Not surprisingly, the bill flew through the Assembly, even though education reformers and school districts throughout California testified against it. Likewise, folks were braced to see it fly out of the Senate, knowing that what CTA wants, CTA gets.
Then the improbable happened: Sen. Liu, a former school teacher, put her foot on the brake, declaring her committee would attempt to fix problems some people saw in AB375.
Way to go!
While the Buchanan-CTA bill was pushed as simplifying and shortening a cumbersome, badly broken teacher dismissal process, it actually exacerbates the problem. AB375 mandates a fixed timeline of seven months for any discipline case to be concluded. That sounds nice on paper, but AB375 opponents testified to Liu’s committee, that the time limit becomes tantamount to a “get out of jail free card,” giving teachers facing firing every incentive to delay their case past seven months. Tucked into the CTA bill is a new higher standard that hearing officers would have to reach in order to allow any continuance in a case.
AB375 also severely limits pretrial legal discovery, forcing school districts to restart a case if any new evidence is uncovered after the initial filing. For example, if charges are brought against a teacher on behalf of one alleged victim, and then additional accusers step forward, bolstering the claim, the district would be precluded from using this evidence and would have to start over from scratch. The result: increased costs, wasted time and a greater likelihood the district would just give up, maybe even paying the offender to just leave employment.
AB375 even allows the clock to keep ticking on the seven-month deadline even when delays result from illegal activities and obstruction of justice by involved parties.
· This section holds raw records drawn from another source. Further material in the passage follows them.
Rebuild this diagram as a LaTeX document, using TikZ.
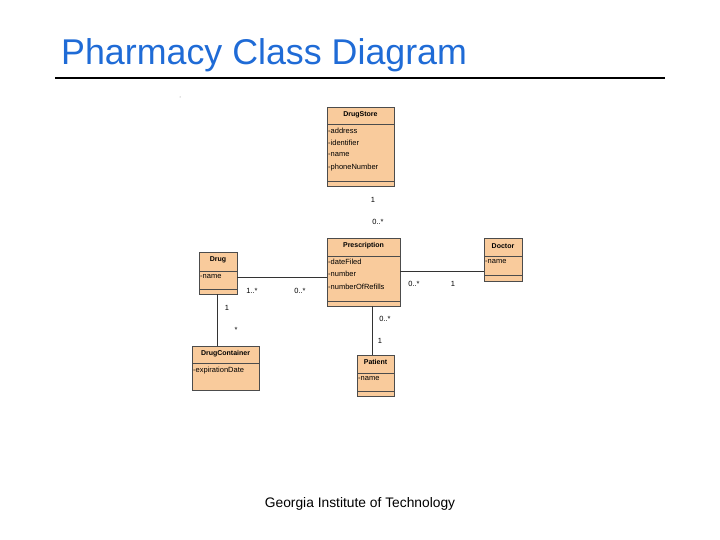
\documentclass[tikz,border=0pt]{standalone}
\usepackage{fontspec}
\setmainfont{Liberation Sans}
\begin{document}
\begin{tikzpicture}[x=1pt,y=-1pt,
  box/.style={draw=black!70,fill=boxc,line width=0.5pt},
  sep/.style={draw=black!70,line width=0.5pt},
  ttl/.style={font=\fontsize{7}{8}\selectfont\bfseries,anchor=center},
  att/.style={font=\fontsize{7.5}{8}\selectfont,anchor=west,inner sep=1pt},
  lab/.style={font=\fontsize{7.5}{8}\selectfont,inner sep=0pt},
  conn/.style={draw=black!80,line width=0.5pt}]
\definecolor{boxc}{HTML}{F9CB9C}
\definecolor{ttlc}{HTML}{1F6BD6}
\useasboundingbox (0,0) rectangle (720,540);
\node[anchor=west,text=ttlc,font=\fontsize{35.8}{38}\selectfont,inner sep=0pt] (title) at (61,55) {Pharmacy Class Diagram};
\draw[line width=2.5pt] (55,78) -- (665,78);
\fill[black!50] (180,97) circle (0.5);
% DrugStore
\path[box] (327,107) rectangle (394,186);
\draw[sep] (327,124) -- (394,124) (327,181) -- (394,181);
\node[ttl] (ds) at (360.5,115) {DrugStore};
\node[att] at (327,131) {-address};
\node[att] at (327,143) {-identifier};
\node[att] at (327,155) {-name};
\node[att] at (327,168) {-phoneNumber};
% Prescription
\path[box] (327,238) rectangle (400,306);
\draw[sep] (327,256) -- (400,256) (327,301) -- (400,301);
\node[ttl] (pr) at (363.5,246) {Prescription};
\node[att] at (327,262) {-dateFiled};
\node[att] at (327,274) {-number};
\node[att] at (327,287) {-numberOfRefills};
\coordinate (prL) at (327,277); \coordinate (prR) at (400,271); \coordinate (prB) at (372,306);
% Doctor
\path[box] (484,238) rectangle (522,281);
\draw[sep] (484,256) -- (522,256) (484,275) -- (522,275);
\node[ttl] (doc) at (503,246) {Doctor};
\node[att] at (484,262) {-name};
\coordinate (docL) at (484,271);
% Drug
\path[box] (199,252) rectangle (237,294);
\draw[sep] (199,271) -- (237,271) (199,289) -- (237,289);
\node[ttl] (drug) at (218,260) {Drug};
\node[att] at (199,277) {-name};
\coordinate (drugR) at (237,277); \coordinate (drugB) at (217,294);
% DrugContainer
\path[box] (192,346) rectangle (259,390);
\draw[sep] (192,363) -- (259,363);
\node[ttl] (dc) at (225.5,354) {DrugContainer};
\node[att] at (192,371) {-expirationDate};
\coordinate (dcT) at (217,346);
% Patient
\path[box] (357,355) rectangle (394,396);
\draw[sep] (357,373) -- (394,373) (357,391) -- (394,391);
\node[ttl] (pat) at (375.5,362) {Patient};
\node[att] at (357,379) {-name};
\coordinate (patT) at (372,355);
% connectors
\draw[conn] (drugR) -- (prL);
\draw[conn] (prR) -- (docL);
\draw[conn] (drugB) -- (dcT);
\draw[conn] (prB) -- (patT);
% multiplicities
\node[lab] at (373,200) {1};
\node[lab] at (378,222) {0..*};
\node[lab] at (252,291) {1..*};
\node[lab] at (300,291) {0..*};
\node[lab] at (414,284) {0..*};
\node[lab] at (453,284) {1};
\node[lab] at (227,308) {1};
\node[lab] at (236,330) {*};
\node[lab] at (385,319) {0..*};
\node[lab] at (380,341) {1};
\node[font=\fontsize{13.8}{15}\selectfont] (foot) at (360,504) {Georgia Institute of Technology};
\end{tikzpicture}
\end{document}
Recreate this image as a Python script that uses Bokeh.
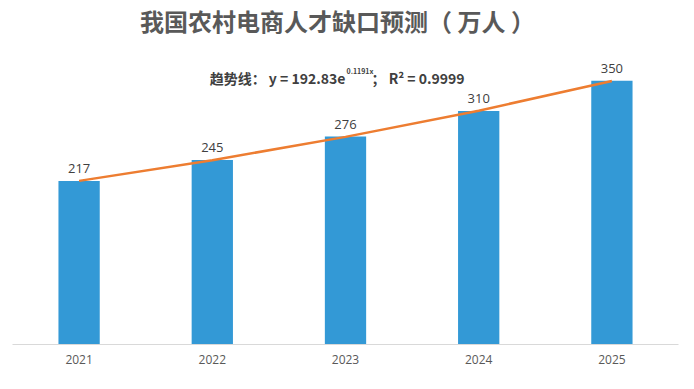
from bokeh.plotting import figure
from bokeh.models import ColumnDataSource, Range1d, Label, FactorRange
from bokeh.core.properties import value
from bokeh.embed import file_html
from bokeh.resources import INLINE

years = ["2021", "2022", "2023", "2024", "2025"]
gap = [217, 245, 276, 310, 350]
trend = [217.2, 244.7, 275.6, 310.4, 349.7]
title_text = "我国农村电商人才缺口预测（ 万人 ）"
eq_main = "趋势线： y = 192.83e"
eq_exp = "0.1191x"
eq_tail = "；  R² = 0.9999"

src = ColumnDataSource(dict(x=years, y=gap, t=trend, lbl=[str(v) for v in gap]))

p = figure(x_range=FactorRange(*years, range_padding=0), y_range=Range1d(0, 446),
           width=690, height=380, output_backend="svg", toolbar_location=None,
           min_border_left=12, min_border_right=12, min_border_top=8, min_border_bottom=36)
p.outline_line_color = None
p.xgrid.visible = False
p.ygrid.visible = False
p.yaxis.visible = False

p.vbar(x="x", top="y", width=0.31, source=src, fill_color="#3399D6", line_color=None)
p.line(x="x", y="t", source=src, line_color="#ED7D31", line_width=2.5)
p.text(x="x", y="y", text="lbl", source=src, text_align="center", text_baseline="bottom",
       y_offset=-8, text_font=value("Open Sans"), text_font_size="13px", text_color="#404040")

xa = p.xaxis[0]
xa.axis_line_color = "#D9D9D9"
xa.axis_line_width = 1
xa.major_tick_line_color = None
xa.minor_tick_line_color = None
xa.major_tick_out = 0
xa.major_tick_in = 0
xa.major_label_standoff = 10
xa.major_label_text_font = "Open Sans"
xa.major_label_text_font_size = "12px"
xa.major_label_text_color = "#595959"

p.add_layout(Label(x=2.44, y=430, text=title_text, text_align="center", text_baseline="middle",
                   text_font="Noto Sans CJK SC", text_font_size="24px", text_font_style="bold",
                   text_color="#595959"))
p.add_layout(Label(x=2.5, y=354, text=eq_main, text_align="right", text_baseline="middle",
                   text_font="Noto Sans CJK SC", text_font_size="14px", text_font_style="bold",
                   text_color="#404040"))
p.add_layout(Label(x=2.5, y=363, x_offset=1, text=eq_exp, text_align="left", text_baseline="middle",
                   text_font="Noto Sans CJK SC", text_font_size="7px", text_font_style="bold",
                   text_color="#404040"))
p.add_layout(Label(x=2.695, y=354, text=eq_tail, text_align="left", text_baseline="middle",
                   text_font="Noto Sans CJK SC", text_font_size="14px", text_font_style="bold",
                   text_color="#404040"))

open("out.html", "w").write(file_html(p, INLINE))
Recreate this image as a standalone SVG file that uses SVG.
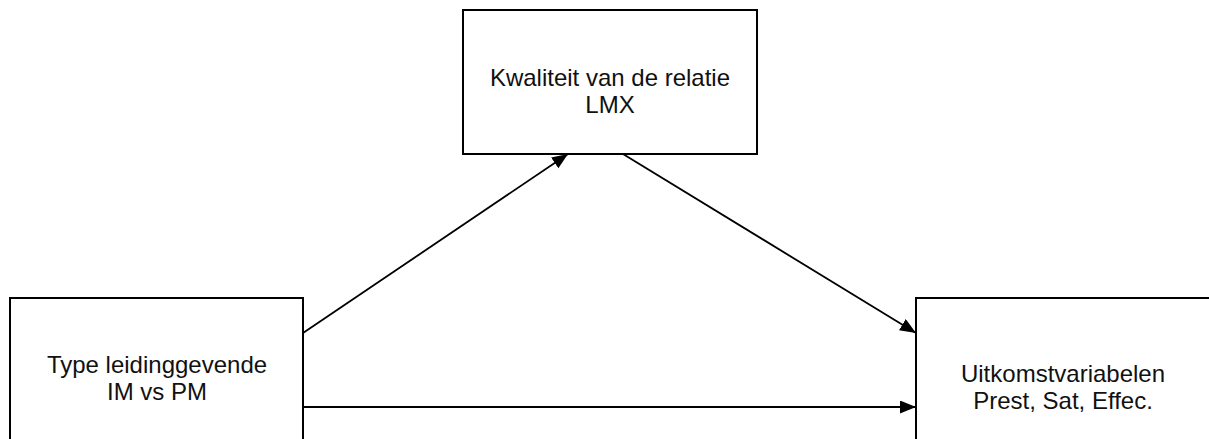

Wow! Imagine if our legal system would automatically release accused rapists after seven months.
After a few such cases, and after spending millions of taxpayer dollars trying to defend kids, districts, understandably, could decide to just give up: They well could conclude that the law wasn’t written to protect kids.
AB375 grants even new safeguards allowing perpetrators who run out the clock to be reinstated in as little as 15 days. Ironically, California’s Megan’s Law bars offenders from living adjacent to a school or congregating near a park where there might be children, but the Buchanan-CTA bill potentially could result in putting a suspected offender right back in a classroom, perhaps alongside their alleged victims.
Welcome to justice, CTA-style.
The California Constitution explicitly states students have the inalienable right to safe public schools. Sen. Liu should be applauded for halting the charade of AB375. It’s now up to us to permanently stop it, and write our own ballot initiative that will put the safety of kids first.